◆ TASK DESCRIPTION
From the records below, print only the part that opens with the line containing "What seaborn and" and closes with the line containing "import pandas as pd"; omit the pictures.

◆ STORED DATA

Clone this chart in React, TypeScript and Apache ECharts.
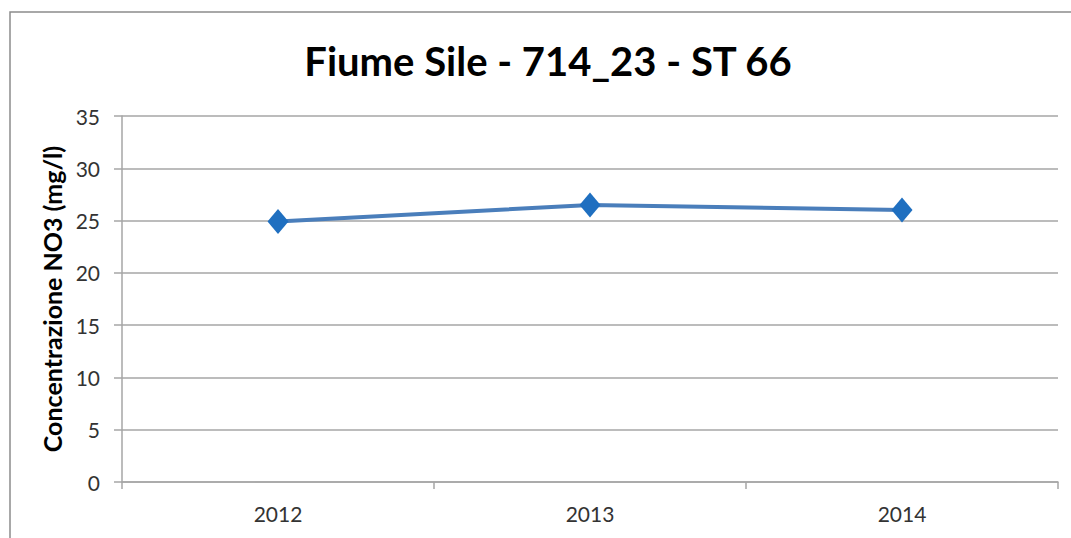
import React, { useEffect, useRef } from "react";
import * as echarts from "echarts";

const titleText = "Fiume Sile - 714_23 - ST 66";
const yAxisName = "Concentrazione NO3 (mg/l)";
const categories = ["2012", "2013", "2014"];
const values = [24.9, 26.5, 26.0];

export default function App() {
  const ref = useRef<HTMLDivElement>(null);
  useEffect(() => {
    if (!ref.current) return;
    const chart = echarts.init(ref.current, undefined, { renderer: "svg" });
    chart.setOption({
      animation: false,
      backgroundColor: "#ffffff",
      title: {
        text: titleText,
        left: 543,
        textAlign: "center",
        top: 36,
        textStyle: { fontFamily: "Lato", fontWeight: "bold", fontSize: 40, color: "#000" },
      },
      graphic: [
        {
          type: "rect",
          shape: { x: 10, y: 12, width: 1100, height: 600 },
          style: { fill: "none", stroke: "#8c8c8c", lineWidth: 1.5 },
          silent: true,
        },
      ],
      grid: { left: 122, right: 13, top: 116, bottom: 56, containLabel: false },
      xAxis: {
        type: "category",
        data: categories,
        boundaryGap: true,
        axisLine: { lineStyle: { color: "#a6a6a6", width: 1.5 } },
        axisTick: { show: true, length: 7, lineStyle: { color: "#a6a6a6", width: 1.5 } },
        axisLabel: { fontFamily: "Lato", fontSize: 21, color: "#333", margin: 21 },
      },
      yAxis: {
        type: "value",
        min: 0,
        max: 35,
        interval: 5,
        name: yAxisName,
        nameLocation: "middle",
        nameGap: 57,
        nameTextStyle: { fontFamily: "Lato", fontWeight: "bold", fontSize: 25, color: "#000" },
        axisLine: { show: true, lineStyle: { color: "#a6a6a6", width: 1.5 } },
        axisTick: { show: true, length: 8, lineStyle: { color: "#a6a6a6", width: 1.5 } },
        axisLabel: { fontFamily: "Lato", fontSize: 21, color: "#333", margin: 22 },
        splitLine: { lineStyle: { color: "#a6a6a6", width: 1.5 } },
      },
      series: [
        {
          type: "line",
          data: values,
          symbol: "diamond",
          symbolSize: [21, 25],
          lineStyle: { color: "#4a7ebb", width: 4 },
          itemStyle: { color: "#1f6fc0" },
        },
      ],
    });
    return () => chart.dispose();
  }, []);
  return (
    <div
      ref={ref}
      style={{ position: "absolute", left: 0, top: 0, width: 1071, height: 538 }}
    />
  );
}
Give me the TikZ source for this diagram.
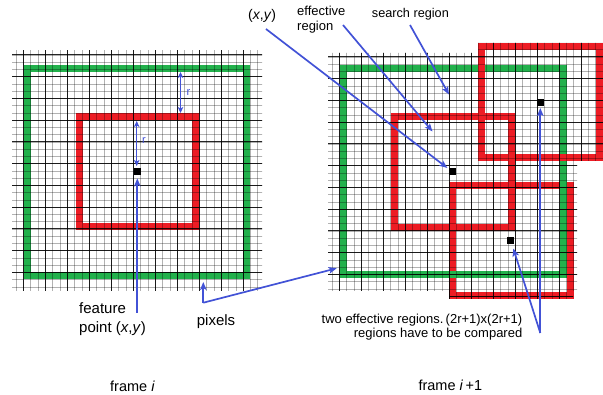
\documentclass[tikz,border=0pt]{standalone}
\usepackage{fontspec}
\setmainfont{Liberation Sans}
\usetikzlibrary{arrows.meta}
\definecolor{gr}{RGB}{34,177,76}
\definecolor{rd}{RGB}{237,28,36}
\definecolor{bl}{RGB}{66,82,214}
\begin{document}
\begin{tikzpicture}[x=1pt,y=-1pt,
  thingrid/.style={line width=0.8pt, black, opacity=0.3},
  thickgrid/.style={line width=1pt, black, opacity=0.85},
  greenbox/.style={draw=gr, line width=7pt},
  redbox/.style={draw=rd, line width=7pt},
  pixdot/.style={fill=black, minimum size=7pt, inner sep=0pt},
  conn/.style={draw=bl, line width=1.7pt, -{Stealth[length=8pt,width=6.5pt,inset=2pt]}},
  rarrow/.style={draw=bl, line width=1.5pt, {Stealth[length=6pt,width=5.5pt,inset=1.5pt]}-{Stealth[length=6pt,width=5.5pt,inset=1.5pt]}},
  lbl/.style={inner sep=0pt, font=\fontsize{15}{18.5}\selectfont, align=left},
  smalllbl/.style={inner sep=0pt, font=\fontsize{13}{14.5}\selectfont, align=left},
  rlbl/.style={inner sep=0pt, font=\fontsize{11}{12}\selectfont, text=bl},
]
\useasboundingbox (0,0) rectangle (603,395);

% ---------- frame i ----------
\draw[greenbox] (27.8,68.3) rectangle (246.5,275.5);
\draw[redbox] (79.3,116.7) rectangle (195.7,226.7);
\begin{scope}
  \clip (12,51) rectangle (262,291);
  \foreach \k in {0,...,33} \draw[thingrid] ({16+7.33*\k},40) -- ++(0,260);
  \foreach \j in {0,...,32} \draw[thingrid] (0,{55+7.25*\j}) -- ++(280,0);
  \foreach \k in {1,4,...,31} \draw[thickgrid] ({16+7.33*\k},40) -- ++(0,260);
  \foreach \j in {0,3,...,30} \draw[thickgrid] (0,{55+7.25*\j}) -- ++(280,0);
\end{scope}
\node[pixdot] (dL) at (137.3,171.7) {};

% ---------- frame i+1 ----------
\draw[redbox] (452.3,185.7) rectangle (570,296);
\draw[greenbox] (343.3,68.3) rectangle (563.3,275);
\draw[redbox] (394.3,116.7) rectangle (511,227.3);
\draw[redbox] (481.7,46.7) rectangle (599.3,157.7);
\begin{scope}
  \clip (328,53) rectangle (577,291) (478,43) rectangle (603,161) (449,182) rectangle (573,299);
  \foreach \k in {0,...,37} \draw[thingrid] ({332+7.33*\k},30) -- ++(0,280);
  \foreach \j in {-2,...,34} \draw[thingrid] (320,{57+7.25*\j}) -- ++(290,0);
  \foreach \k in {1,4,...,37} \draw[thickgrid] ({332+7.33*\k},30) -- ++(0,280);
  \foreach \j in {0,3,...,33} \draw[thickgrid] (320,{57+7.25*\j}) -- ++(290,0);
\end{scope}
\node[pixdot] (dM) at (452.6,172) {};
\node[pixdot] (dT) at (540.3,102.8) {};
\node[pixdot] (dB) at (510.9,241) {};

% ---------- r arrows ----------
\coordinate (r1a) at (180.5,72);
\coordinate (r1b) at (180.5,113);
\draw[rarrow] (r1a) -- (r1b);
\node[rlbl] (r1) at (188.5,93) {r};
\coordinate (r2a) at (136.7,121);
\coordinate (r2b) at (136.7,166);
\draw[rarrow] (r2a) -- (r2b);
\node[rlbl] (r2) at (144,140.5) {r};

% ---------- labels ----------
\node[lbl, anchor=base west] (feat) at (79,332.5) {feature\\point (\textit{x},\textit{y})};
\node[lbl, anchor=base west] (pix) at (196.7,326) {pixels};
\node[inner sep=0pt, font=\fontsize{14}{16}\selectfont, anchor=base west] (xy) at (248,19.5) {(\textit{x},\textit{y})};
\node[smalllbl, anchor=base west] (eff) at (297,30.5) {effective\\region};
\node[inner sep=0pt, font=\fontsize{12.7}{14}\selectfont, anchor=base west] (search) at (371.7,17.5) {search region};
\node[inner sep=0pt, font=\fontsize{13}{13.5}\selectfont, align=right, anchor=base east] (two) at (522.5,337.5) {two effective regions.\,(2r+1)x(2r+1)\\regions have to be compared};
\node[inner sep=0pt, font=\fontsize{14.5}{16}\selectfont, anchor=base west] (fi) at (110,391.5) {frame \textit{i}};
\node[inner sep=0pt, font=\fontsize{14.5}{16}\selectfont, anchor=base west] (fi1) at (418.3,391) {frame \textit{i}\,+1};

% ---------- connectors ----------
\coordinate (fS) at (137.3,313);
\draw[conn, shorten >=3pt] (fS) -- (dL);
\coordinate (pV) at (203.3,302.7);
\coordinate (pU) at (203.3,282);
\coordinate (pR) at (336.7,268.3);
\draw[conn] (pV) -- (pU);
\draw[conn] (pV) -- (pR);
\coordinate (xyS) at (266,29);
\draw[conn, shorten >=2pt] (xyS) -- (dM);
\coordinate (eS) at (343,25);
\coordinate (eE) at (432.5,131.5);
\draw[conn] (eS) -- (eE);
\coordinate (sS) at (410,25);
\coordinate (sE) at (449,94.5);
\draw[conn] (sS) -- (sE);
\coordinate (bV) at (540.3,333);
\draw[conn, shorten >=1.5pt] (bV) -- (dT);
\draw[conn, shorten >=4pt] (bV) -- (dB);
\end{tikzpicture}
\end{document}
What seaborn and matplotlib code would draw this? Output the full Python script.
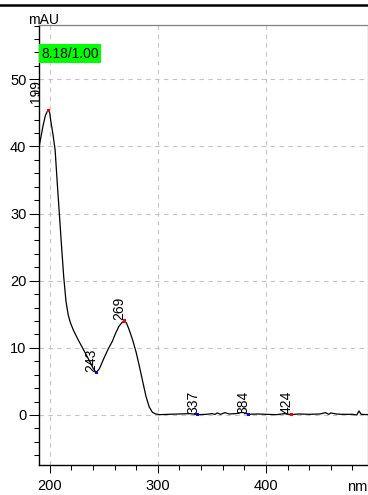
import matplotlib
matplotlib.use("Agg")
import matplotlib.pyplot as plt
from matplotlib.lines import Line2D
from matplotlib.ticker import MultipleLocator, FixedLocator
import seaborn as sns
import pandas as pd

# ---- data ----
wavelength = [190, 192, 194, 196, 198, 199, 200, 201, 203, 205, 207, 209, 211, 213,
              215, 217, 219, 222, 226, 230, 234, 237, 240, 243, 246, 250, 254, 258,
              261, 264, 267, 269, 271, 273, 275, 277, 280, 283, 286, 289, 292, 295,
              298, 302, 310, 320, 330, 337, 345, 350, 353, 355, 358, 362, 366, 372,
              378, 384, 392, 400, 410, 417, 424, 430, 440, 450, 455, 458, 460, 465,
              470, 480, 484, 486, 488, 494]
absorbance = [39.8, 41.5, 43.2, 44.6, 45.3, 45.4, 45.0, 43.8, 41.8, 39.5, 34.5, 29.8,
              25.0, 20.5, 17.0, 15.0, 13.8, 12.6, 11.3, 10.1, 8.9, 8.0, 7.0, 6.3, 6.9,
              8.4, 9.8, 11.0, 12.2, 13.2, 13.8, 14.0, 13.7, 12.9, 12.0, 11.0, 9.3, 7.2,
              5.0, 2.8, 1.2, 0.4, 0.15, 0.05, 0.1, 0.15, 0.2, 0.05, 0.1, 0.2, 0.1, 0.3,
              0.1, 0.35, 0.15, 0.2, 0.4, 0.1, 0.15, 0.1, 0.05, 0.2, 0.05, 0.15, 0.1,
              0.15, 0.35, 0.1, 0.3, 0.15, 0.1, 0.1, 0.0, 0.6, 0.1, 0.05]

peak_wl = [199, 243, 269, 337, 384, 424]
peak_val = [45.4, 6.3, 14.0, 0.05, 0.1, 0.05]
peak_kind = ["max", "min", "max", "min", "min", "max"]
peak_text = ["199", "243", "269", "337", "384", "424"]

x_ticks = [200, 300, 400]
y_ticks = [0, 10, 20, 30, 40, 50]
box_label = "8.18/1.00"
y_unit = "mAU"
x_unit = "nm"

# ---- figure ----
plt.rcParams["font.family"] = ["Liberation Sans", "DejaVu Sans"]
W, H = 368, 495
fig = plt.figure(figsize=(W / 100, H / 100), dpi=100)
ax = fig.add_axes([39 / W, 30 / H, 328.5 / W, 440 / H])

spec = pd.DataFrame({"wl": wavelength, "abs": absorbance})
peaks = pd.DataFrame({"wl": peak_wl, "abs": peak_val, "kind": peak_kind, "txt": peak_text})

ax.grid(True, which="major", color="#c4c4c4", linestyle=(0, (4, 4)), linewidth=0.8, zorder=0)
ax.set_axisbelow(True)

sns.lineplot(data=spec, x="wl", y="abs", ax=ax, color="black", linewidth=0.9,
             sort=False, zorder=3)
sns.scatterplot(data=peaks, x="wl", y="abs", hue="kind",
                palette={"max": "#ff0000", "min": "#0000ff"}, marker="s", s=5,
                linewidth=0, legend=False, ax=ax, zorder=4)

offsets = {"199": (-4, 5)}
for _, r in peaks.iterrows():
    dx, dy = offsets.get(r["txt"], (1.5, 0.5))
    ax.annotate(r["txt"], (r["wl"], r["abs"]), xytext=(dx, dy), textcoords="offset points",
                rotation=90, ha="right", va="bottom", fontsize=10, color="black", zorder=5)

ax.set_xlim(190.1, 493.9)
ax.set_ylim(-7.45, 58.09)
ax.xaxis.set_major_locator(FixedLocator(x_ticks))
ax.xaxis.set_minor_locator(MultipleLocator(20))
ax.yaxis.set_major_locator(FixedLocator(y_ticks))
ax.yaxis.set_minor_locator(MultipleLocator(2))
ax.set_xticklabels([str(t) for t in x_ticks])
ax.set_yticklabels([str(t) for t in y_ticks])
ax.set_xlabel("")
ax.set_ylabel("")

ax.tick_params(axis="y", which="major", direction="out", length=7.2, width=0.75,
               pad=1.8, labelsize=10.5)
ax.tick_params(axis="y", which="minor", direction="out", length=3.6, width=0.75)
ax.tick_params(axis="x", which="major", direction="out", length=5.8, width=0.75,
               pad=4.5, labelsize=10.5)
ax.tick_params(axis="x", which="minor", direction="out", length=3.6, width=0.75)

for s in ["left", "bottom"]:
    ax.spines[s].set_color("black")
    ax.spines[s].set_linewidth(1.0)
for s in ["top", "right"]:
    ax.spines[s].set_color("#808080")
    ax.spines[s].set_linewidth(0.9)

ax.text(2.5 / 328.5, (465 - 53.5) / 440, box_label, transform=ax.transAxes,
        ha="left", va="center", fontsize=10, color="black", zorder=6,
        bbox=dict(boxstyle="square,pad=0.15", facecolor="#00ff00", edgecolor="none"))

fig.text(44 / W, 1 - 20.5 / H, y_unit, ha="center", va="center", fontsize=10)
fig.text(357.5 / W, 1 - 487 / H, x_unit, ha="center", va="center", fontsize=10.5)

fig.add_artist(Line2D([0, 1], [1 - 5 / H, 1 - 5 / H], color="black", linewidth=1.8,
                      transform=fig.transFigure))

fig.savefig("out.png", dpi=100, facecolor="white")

◆ COMPLETE ANSWER
What seaborn and matplotlib code would draw this? Output the full Python script.
import matplotlib
matplotlib.use("Agg")
import matplotlib.pyplot as plt
from matplotlib.lines import Line2D
from matplotlib.ticker import MultipleLocator, FixedLocator
import seaborn as sns
import pandas as pd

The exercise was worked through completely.